Your objective:
Without the pictures, retype exactly the lines from the top of the entries below through the line that contains "New Roman, Liberation".

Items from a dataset
--- Start ---

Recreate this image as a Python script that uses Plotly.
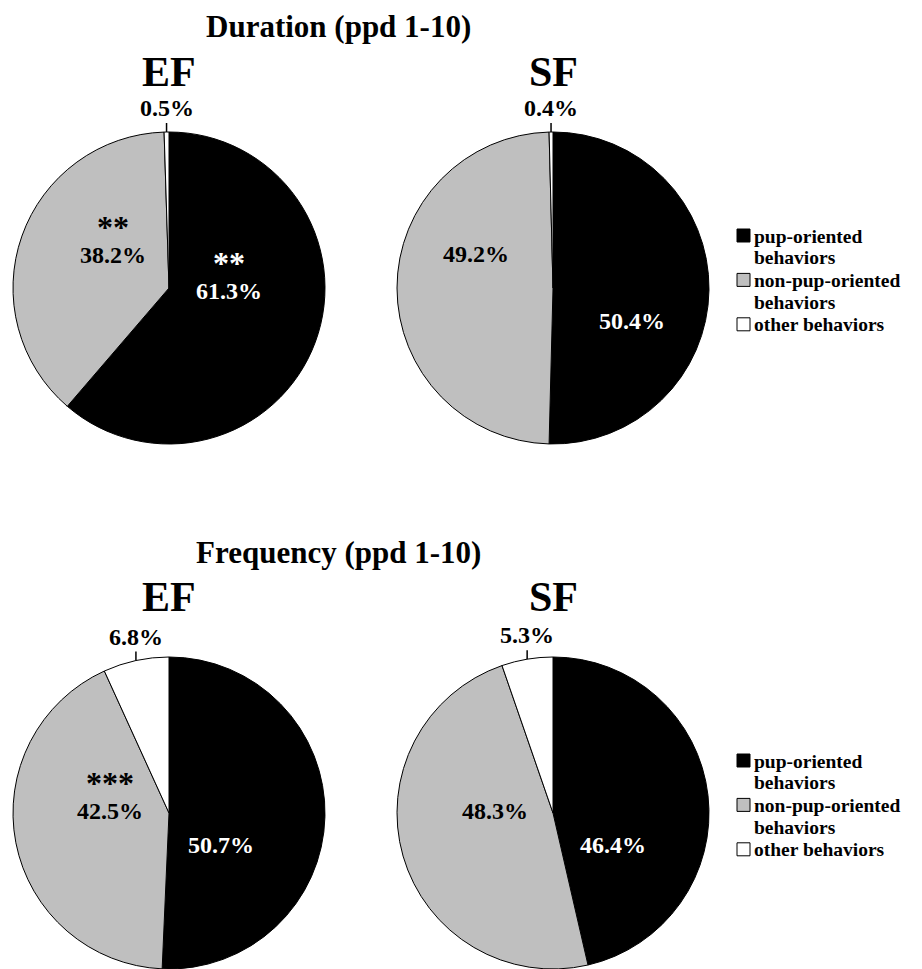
import math
import plotly.graph_objects as go

W, H = 922, 969
FONT = "Times New Roman, Liberation Serif, serif"

# Behaviour categories, slice colours and legend wording
categories = ["pup-oriented behaviors", "non-pup-oriented behaviors", "other behaviors"]
legend_lines = [["pup-oriented", "behaviors"], ["non-pup-oriented", "behaviors"], ["other behaviors"]]
slice_colors = ["#000000", "#bfbfbf", "#ffffff"]

# Percent of time / events per group, ppd 1-10
duration_ef = [61.3, 38.2, 0.5]
duration_sf = [50.4, 49.2, 0.4]
frequency_ef = [50.7, 42.5, 6.8]
frequency_sf = [46.4, 48.3, 5.3]

# Significance markers per slice (EF vs SF)
duration_ef_sig = ["**", "**", ""]
duration_sf_sig = ["", "", ""]
frequency_ef_sig = ["", "***", ""]
frequency_sf_sig = ["", "", ""]

panel_titles = ["Duration (ppd 1-10)", "Frequency (ppd 1-10)"]
group_names = ["EF", "SF"]


def px(x):
    return x / W


def py(y):
    return 1 - y / H


def label(x, y, text, size, color="#000000", xanchor="center"):
    return dict(x=px(x), y=py(y), xref="paper", yref="paper", showarrow=False,
                xanchor=xanchor, yanchor="middle", text=f"<b>{text}</b>",
                font=dict(family=FONT, size=size, color=color))


R = 156
panels = [
    # values, significance, centre (pixels), label positions for the two large slices
    dict(values=duration_ef, sig=duration_ef_sig, c=(169, 288), lab=[(229, 291), (113, 255)]),
    dict(values=duration_sf, sig=duration_sf_sig, c=(553, 288), lab=[(632, 321), (476, 254)]),
    dict(values=frequency_ef, sig=frequency_ef_sig, c=(169, 813), lab=[(221, 845), (110, 811)]),
    dict(values=frequency_sf, sig=frequency_sf_sig, c=(553, 813), lab=[(613, 845), (495, 811)]),
]

fig = go.Figure()
annotations = []
shapes = []

for p in panels:
    cx, cy = p["c"]
    fig.add_trace(go.Pie(
        labels=categories,
        values=p["values"],
        sort=False,
        direction="clockwise",
        rotation=0,
        marker=dict(colors=slice_colors, line=dict(color="#000000", width=1)),
        textinfo="none",
        hoverinfo="label+percent",
        showlegend=False,
        domain=dict(x=[px(cx - R), px(cx + R)], y=[py(cy + R), py(cy - R)]),
    ))

    # value labels inside the two large slices
    for i in range(2):
        lx, ly = p["lab"][i]
        color = "#ffffff" if i == 0 else "#000000"
        annotations.append(label(lx, ly, f"{p['values'][i]:.1f}%", 24, color))
        if p["sig"][i]:
            annotations.append(label(lx, ly - 28, p["sig"][i], 32, color))

    # small slice: label above the pie with a tick to the arc
    vals = p["values"]
    total = sum(vals)
    mid = (vals[0] + vals[1] + vals[2] / 2) / total * 2 * math.pi
    ex = cx + R * math.sin(mid)
    ey = cy - R * math.cos(mid)
    shapes.append(dict(type="line", xref="paper", yref="paper",
                       x0=px(ex), y0=py(ey), x1=px(ex), y1=py(ey - 9),
                       line=dict(color="#000000", width=1.5)))
    annotations.append(label(ex, ey - 24, f"{vals[2]:.1f}%", 24))

# Panel titles, group names and legends
LEG_SIZE = 19.5
LEG_PITCH = 21.7
for k, title in enumerate(panel_titles):
    off = 525 * k
    annotations.append(label(338, 27 + off, title, 31))
    for g, gx in zip(group_names, (169, 553)):
        annotations.append(label(gx, 72 + off, g, 42))

    y0 = 236 + off
    for lines, col in zip(legend_lines, slice_colors):
        shapes.append(dict(type="rect", xref="paper", yref="paper",
                           x0=px(737), x1=px(750), y0=py(y0 - 7), y1=py(y0 + 6),
                           fillcolor=col, line=dict(color="#000000", width=1)))
        for j, line in enumerate(lines):
            annotations.append(label(752, y0 + LEG_PITCH * j, line, LEG_SIZE, xanchor="left"))
        y0 += LEG_PITCH * len(lines) + 1

fig.update_layout(
    width=W, height=H,
    margin=dict(l=0, r=0, t=0, b=0),
    paper_bgcolor="#ffffff", plot_bgcolor="#ffffff",
    annotations=annotations, shapes=shapes,
)

fig.write_html("out.html")
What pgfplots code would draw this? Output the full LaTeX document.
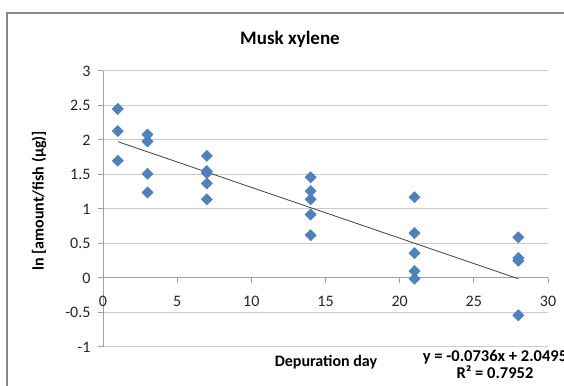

--- End ---

The output:
Recreate this image as a Python script that uses Plotly.
import math
import plotly.graph_objects as go

W, H = 922, 969
FONT = "Times New Roman, Liberation Serif, serif"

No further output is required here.